Saturday, 12 May 2018

Lotus Blue by Cat Sparks

Confession time: I've read a lot of teen fiction. I'm pretty sure by now I could identify it blind-folded and spun in a circle.

And I still have no idea if Lotus Blue is teen fiction or not.

It's a dystopian sci-fi novel by Cat Sparks, which combines the advanced tech and rich world-building of Dune with the post-apocalyptic nightmare of the Max Max movies. It's set in futuristic Australia, after world-wide war has broken civilisation down to chaotic remnants. The main character Star and her sister Nene live as nomadic traders, scraping a dangerous living on the Sand Road. But after a disastrous event, Star discovers a terrible secret and is forced into confrontation with the forces that once shattered humanity.

This is one of those books that straddles the boundary of target audiences. In some ways it's geared toward the teenage girl readership, as as it follows a young woman's voyage of self-discovery.  And while there's a lot death, it never crosses the line into sensationalizing it.

However I'd hesitate to call it teen fiction due to the nasty edge of realism. Decisions have dire consequences and there's no brooding bad boy lurking conveniently in the background to swoop in and save Star. Love triangles are also mercifully lacking. In fact -  interestingly - sexuality is barely alluded to, possibly because the characters have so many other urgent priorities, like not dying. Not-dying is very important to them.

I should also note that Star is much less annoying than your average teen protagonist. Yes, she makes foolish decisions the reader can see coming a mile away. No, she never gets away with it. In fact, her entire character arc is about learning practicality. Bad things happen, some dreams won't come true, not all friends can be relied on, and denial won't change anything.

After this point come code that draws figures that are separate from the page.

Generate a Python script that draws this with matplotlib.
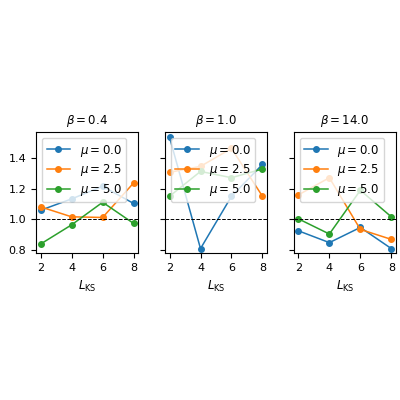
import matplotlib
matplotlib.use("Agg")
import matplotlib.pyplot as plt

L = [2, 4, 6, 8]
betas = [0.4, 1.0, 14.0]
mus = [0.0, 2.5, 5.0]
tau = {
    0.4: [[1.06, 1.134, 1.216, 1.104], [1.082, 1.017, 1.013, 1.238], [0.84, 0.965, 1.112, 0.974]],
    1.0: [[1.536, 0.81, 1.151, 1.359], [1.307, 1.346, 1.463, 1.151], [1.151, 1.313, 1.272, 1.329]],
    14.0: [[0.926, 0.849, 0.948, 0.81], [1.16, 1.272, 0.935, 0.87], [1.004, 0.905, 1.19, 1.017]],
}

fig, axes = plt.subplots(1, 3, figsize=(4, 4), dpi=100, sharey=True)
fig.subplots_adjust(left=0.09, right=0.99, bottom=0.367, top=0.67, wspace=0.26)
for ax, b in zip(axes, betas):
    for m, vals in zip(mus, tau[b]):
        ax.plot(L, vals, marker='o', markersize=4, linewidth=1.1, label=rf'$\mu = {m}$')
    ax.axhline(1.0, color='k', linestyle='--', linewidth=0.7)
    ax.set_title(rf'$\beta = {b}$', fontsize=8.5)
    ax.set_xlabel(r'$L_{\mathrm{KS}}$', fontsize=8.5)
    ax.set_xticks(L)
    ax.tick_params(labelsize=8)
    ax.legend(loc='upper left', fontsize=8.5, handlelength=2, borderpad=0.4, labelspacing=0.3)
axes[0].set_ylabel(r'$\mathrm{\tau}(1)$', fontsize=8.5)
axes[0].set_ylim(0.78, 1.57)
axes[0].set_yticks([0.8, 1.0, 1.2, 1.4])
fig.savefig("out.png")
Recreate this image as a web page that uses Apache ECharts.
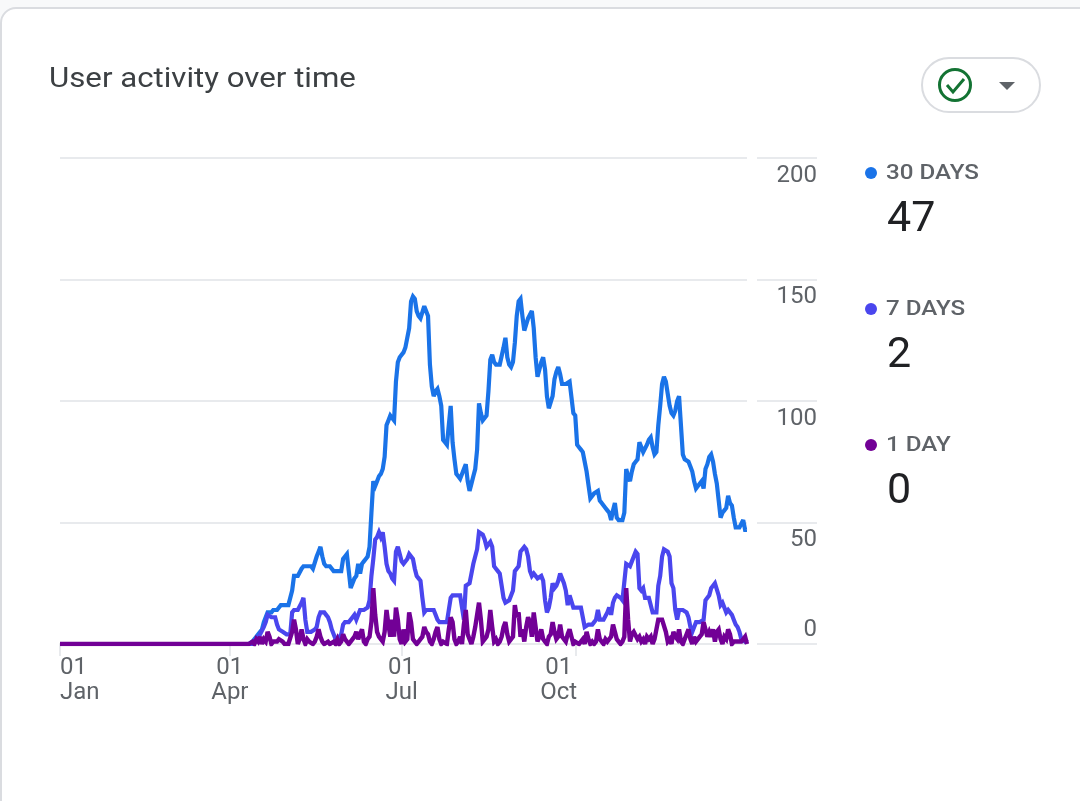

This development is contrasted with her enemies, who don't grow at all and are arguably responsible for nearly everything that goes wrong due to their inability to perceive anything except what they want to see. The most destructive thing in this world apparently isn't the pure unrelenting malice of rogue AI but the foolishness and willful ignorance of humanity. You don't have to be a moustache-twirling villain to end the world. You just need to be the dumbass that presses the button labelled 'don't press this'.

It's a melancholy outlook, but I liked it. Maybe Star was never going to reach for the sky or be saved by a white knight on a mighty steed, but by the end she could damn well survive whatever horrible trauma life threw at her and keep on trucking (Heh, trucking. That's a little black comedy joke you'll only get after Chapter Two).

Final Verdict: Good. If you're looking for something in the vein of Paolo Bacigalupi's Ship Breaker, I'd definitely recommend this.

"No matter what the Road threw at them, Nene was always
steadfast in her hope. Nene's hope was wearing Star to the bone."